Speaking ahead of a visit to Glasgow, Sir Keir said: "Both the SNP and the Tories need to get their act together when comes to dealing with the energy crisis.

"We need real investment in green and renewables jobs, not more broken promises.

"But we also need to seize the opportunities for investment and energy security that come with nuclear energy.

"Neither of Scotland's governments have a plan to cut bills, deliver energy independence, or tackle the climate crisis.

"Labour would deliver a green energy sprint, while the SNP and Tories dither and delay."

Mr Sarwar has now written to the Scottish and UK governments urging them to back proposals for a new state-of-the-art nuclear fusion plant in North Ayrshire.

Ardeer is one of five sites shortlisted for the prototype plant, which could be operational by the early 2040s.

It is understood that unlike traditional nuclear fission energy plants, the Scottish Government does not oppose these plans but is seeking more information.

Mr Sarwar said: "Bills are going up, petrol prices are up, and neither the SNP or the Tories are serious about the action that need to be taken to bring bills down long term.

"Scottish Labour have a plan that could give people over £1000 in support to deal with the short term crisis.

"But we need answers that focus on bringing bills down long term, as well as meeting our commitments to cut our reliance on fossil fuels and make our energy supply more secure in an unstable world.

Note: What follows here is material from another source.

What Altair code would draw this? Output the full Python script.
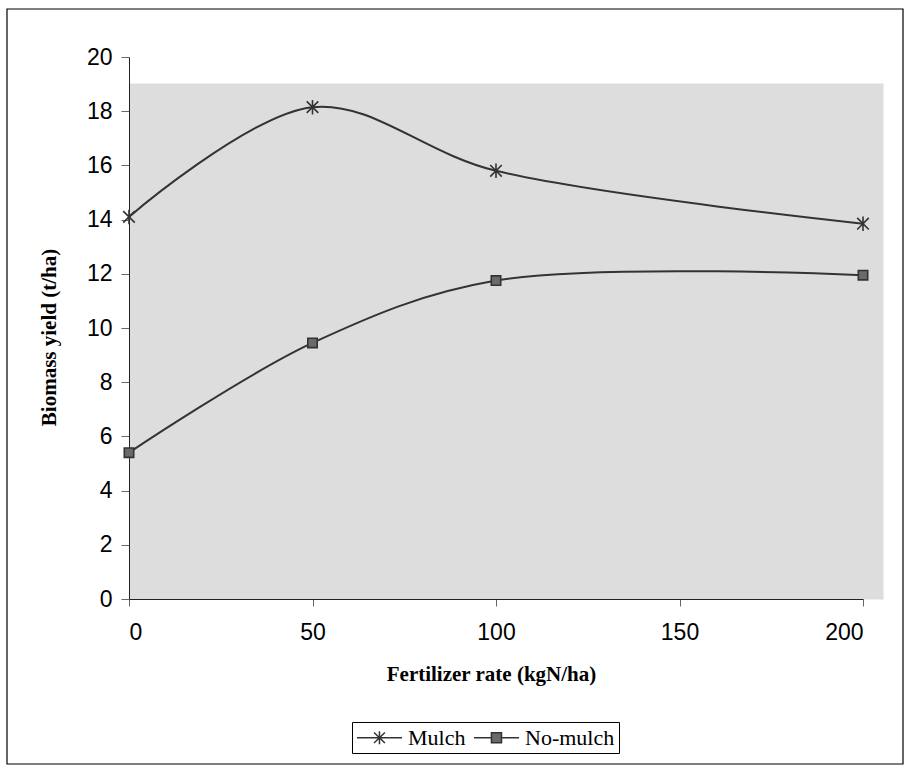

"To do that nuclear, and the highly paid and skilled jobs it brings, must be part of Scotland's energy mix.

"But Scotland now risks paying the price in lost jobs and opportunities for the SNP's unscientific and economically backward opposition to nuclear energy."

Scottish Conservative MSP Liam Kerr said Labour would have no credibility on energy security, jobs and rising costs “as long as they continue to oppose further North Sea oil and gas production”.

He said: “Everyone who understands the sector knows nuclear power and renewables are an essential part of our energy mix but are not enough to meet demand.

"We need oil and gas, nuclear and renewables to all play a part in a fair and managed transition to net zero.”

A Scottish Government spokeswoman said: “We are aware of the Ardeer project’s involvement in the UKAEA’s [UK Atomic Energy Authority’s] STEP [Spherical Tokamak for Energy Production] competition process and are engaging with its partners to understand more about the proposals.

“We believe that significant growth in renewables, storage, hydrogen and carbon capture provides the best pathway to net zero by 2045, and will deliver the decarbonisation we need to see across industry, heat and transport.

“The transition to net zero will offer many new opportunities for highly skilled, well paid jobs across the energy sector for industry experts, apprentices and graduates.

"Scotland has long been the centre of expertise in energy innovation and this expertise will prove crucial as we work to capture the opportunities the transition to a net zero economy presents.

“We recognise that planning will be crucial to ensure that economic and social opportunities from the transition are not missed. Our National Just Transition Planning framework sets out the consistent, ambitious approach we will take to developing transition plans.

"We have committed to delivering our first Just Transition Plan as part of the forthcoming refreshed Scottish Energy Strategy, and will work in partnership with businesses, workers and communities to ensure this provides the certainty needed for investment in our net zero journey.”